Clark quits as Sequim superintendent

Officials mum on cause

Dr. Robert Clark

Dr. Robert Clark

SEQUIM — Robert Clark has resigned as Sequim School superintendent, effective Friday.

Board members are expected to formally approve his resignation at a special meeting set for 2 p.m. today.

Jane Pryne, acting superintendent for the district, will assume interim superintendent duties through June 30, district officials announced Thursday.

“Dr. Clark and the Board of Directors have a disagreement over Dr. Clark’s style of management and decision making and Dr.
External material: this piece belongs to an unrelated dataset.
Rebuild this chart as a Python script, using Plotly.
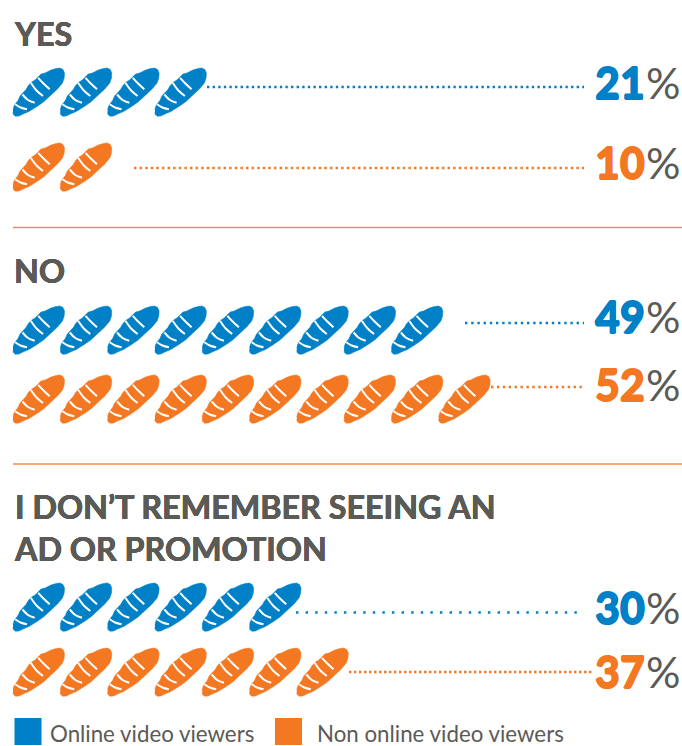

Clark has elected to resign his employment in the best interests of the District, its staff and students,” school district officials said in an email sent to staff and students on Thursday.

The news was announced after the board had scheduled a special meeting for Friday to discuss a separation agreement.

Clark was placed on paid leave by the district on Oct. 22 pending the outcome of an investigation into a complaint. A day later, following what school officials say was a separate complaint, Sequim High School principal Shawn Langston was placed on leave.

Langston was reinstated in late December.

The district has declined to provide details of the complaint or investigation documents until later this month.

Dr. Robert Clark

Dr. Robert Clark

Clark said in a phone interview Thursday that he didn’t have a comment about the situation other than, “it’s been a long two-and-a-half months.”

District officials said in Thursday’s email that the board plans to hire a superintendent search firm at a regularly scheduled meeting in the near future.

Clark’s contract specified that he would be paid $155,000 for 2020-21.

In response to a public records request from the Sequim Gazette, the school district on Nov. 12 said via email it was withholding all records regarding both investigations, citing RCW 42.56.230 and indicating the records can be withheld because the documents containing the “identity of employee subject to an unsustained internal investigation of misconduct, release of which violate the employee’s right to privacy due to the highly offensive nature of the allegations.”

Both complaint investigations were handled internally through the district’s human resources department as well as risk management staff, Pryne said.

A former Port Angeles School superintendent, Pryne stepped in to Clark’s role for the interim; her first day was Oct. 26. She was one of two candidates for the interim Sequim School District’s superintendent position in 2019.

Clark previously worked as superintendent of the Milton-Freewater School District, just south of Walla Walla across the Washington-Oregon state line, a job he held since 2013.

He has also served as a superintendent in Washington state school districts, including the Quilcene School District,the Cascade School District in Leavenworth and the Rearden-Edwall and Washtucna school districts in Eastern Washington.

Clark was hired as interim superintendent after Gary Neal left in the summer of 2019. The “interim” aspect of his title was dropped in January 2020 when the board extended his contract with praise for his work.

In late 2019 and early 2020, Clark and a committee of staffers began putting the final touches on a capital projects levy proposal that the board recently approved to put before voters in February, alongside the renewal of the district’s education programs and operations (EP&O) levy.

Voters on Feb. 9 will consider a four-year, $15 million capital projects levy to address a number of building issues, as well as a four-year, $29.7 million levy that replaces Sequim’s current local tax and pays for core learning functions not supported in state’s basic education formula.

Clark was also at the helm of the district when the COVID-19 pandemic emerged, overseeing the closure of classrooms in March and shift to remote learning at the closure of the 2019-2020 school year, as well as the return to in-person instruction for elementary grade level students in a hybrid model this fall before rising COVID-19 transmission rates forced another closure.